>>

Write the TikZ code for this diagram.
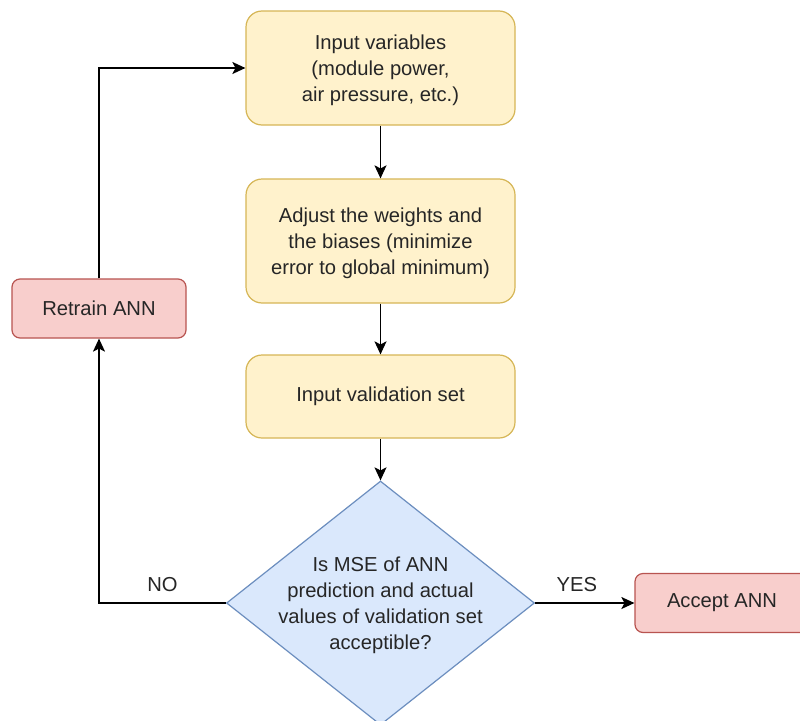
\documentclass[tikz,border=0pt]{standalone}
\usepackage{fontspec}
\setmainfont{Liberation Sans}
\usetikzlibrary{shapes.geometric,arrows.meta}
\definecolor{yfill}{HTML}{FFF2CC}
\definecolor{ydraw}{HTML}{D6B656}
\definecolor{bfill}{HTML}{DAE8FC}
\definecolor{bdraw}{HTML}{6C8EBF}
\definecolor{rfill}{HTML}{F8CECC}
\definecolor{rdraw}{HTML}{B85450}
\definecolor{txt}{HTML}{262626}
\begin{document}
\begin{tikzpicture}[x=1pt,y=-1pt,
  every node/.style={font=\fontsize{20.2}{26}\selectfont, text=txt, align=center},
  ybox/.style={draw=ydraw, fill=yfill, line width=1.2pt, rounded corners=16pt, minimum width=269pt, inner sep=0pt},
  rbox/.style={draw=rdraw, fill=rfill, line width=1.2pt, rounded corners=8pt, minimum width=174pt, minimum height=59pt, inner sep=0pt},
  dia/.style={draw=bdraw, fill=bfill, line width=1.2pt, shape=diamond, minimum width=308pt, minimum height=244pt, inner sep=0pt},
  conn/.style={line width=1.3pt, draw=black, -{Stealth[length=13pt,width=12pt,inset=3pt]}},
  lbl/.style={font=\fontsize{20.2}{22}\selectfont}]
\clip (0,0) rectangle (800,720);
\fill[white] (0,0) rectangle (800,720);
\node[ybox, minimum height=114pt] (iv) at (380.5,68) {\strut Input variables\\(module power,\\air pressure, etc.)};
\node[ybox, minimum height=124pt] (aw) at (380.5,241) {\strut Adjust the weights and\\the biases (minimize\\error to global minimum)};
\node[ybox, minimum height=83pt] (vs) at (380.5,396.5) {Input validation set};
\node[dia] (dc) at (380.5,603) {};
\node at (380.5,605) {Is MSE of ANN\\prediction and actual\\values of validation set\\acceptible?};
\node[rbox] (rt) at (99,308.5) {Retrain ANN};
\node[rbox] (ac) at (722,603) {Accept ANN};
\draw[conn] (iv) -- (aw);
\draw[conn] (aw) -- (vs);
\draw[conn] (vs) -- (dc);
\draw[conn] (dc.east) -- node[lbl, above=7pt, pos=0.42] {YES} (ac.west);
\draw[conn] (dc.west) -| node[lbl, above=7pt, pos=0.25] {NO} (rt.south);
\draw[conn] (rt.north) |- (iv.west);
\end{tikzpicture}
\end{document}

<<

■ **Aim**
Are you able to set down all the lines above exactly, without any pictures?

■ **Answer in full**
Write the TikZ code for this diagram.
\documentclass[tikz,border=0pt]{standalone}
\usepackage{fontspec}
\setmainfont{Liberation Sans}
\usetikzlibrary{shapes.geometric,arrows.meta}
\definecolor{yfill}{HTML}{FFF2CC}
\definecolor{ydraw}{HTML}{D6B656}
\definecolor{bfill}{HTML}{DAE8FC}
\definecolor{bdraw}{HTML}{6C8EBF}
\definecolor{rfill}{HTML}{F8CECC}
\definecolor{rdraw}{HTML}{B85450}
\definecolor{txt}{HTML}{262626}
\begin{document}
\begin{tikzpicture}[x=1pt,y=-1pt,
  every node/.style={font=\fontsize{20.2}{26}\selectfont, text=txt, align=center},
  ybox/.style={draw=ydraw, fill=yfill, line width=1.2pt, rounded corners=16pt, minimum width=269pt, inner sep=0pt},
  rbox/.style={draw=rdraw, fill=rfill, line width=1.2pt, rounded corners=8pt, minimum width=174pt, minimum height=59pt, inner sep=0pt},
  dia/.style={draw=bdraw, fill=bfill, line width=1.2pt, shape=diamond, minimum width=308pt, minimum height=244pt, inner sep=0pt},
  conn/.style={line width=1.3pt, draw=black, -{Stealth[length=13pt,width=12pt,inset=3pt]}},
  lbl/.style={font=\fontsize{20.2}{22}\selectfont}]
\clip (0,0) rectangle (800,720);
\fill[white] (0,0) rectangle (800,720);
\node[ybox, minimum height=114pt] (iv) at (380.5,68) {\strut Input variables\\(module power,\\air pressure, etc.)};
\node[ybox, minimum height=124pt] (aw) at (380.5,241) {\strut Adjust the weights and\\the biases (minimize\\error to global minimum)};
\node[ybox, minimum height=83pt] (vs) at (380.5,396.5) {Input validation set};
\node[dia] (dc) at (380.5,603) {};
\node at (380.5,605) {Is MSE of ANN\\prediction and actual\\values of validation set\\acceptible?};
\node[rbox] (rt) at (99,308.5) {Retrain ANN};
\node[rbox] (ac) at (722,603) {Accept ANN};
\draw[conn] (iv) -- (aw);
\draw[conn] (aw) -- (vs);
\draw[conn] (vs) -- (dc);
\draw[conn] (dc.east) -- node[lbl, above=7pt, pos=0.42] {YES} (ac.west);
\draw[conn] (dc.west) -| node[lbl, above=7pt, pos=0.25] {NO} (rt.south);
\draw[conn] (rt.north) |- (iv.west);
\end{tikzpicture}
\end{document}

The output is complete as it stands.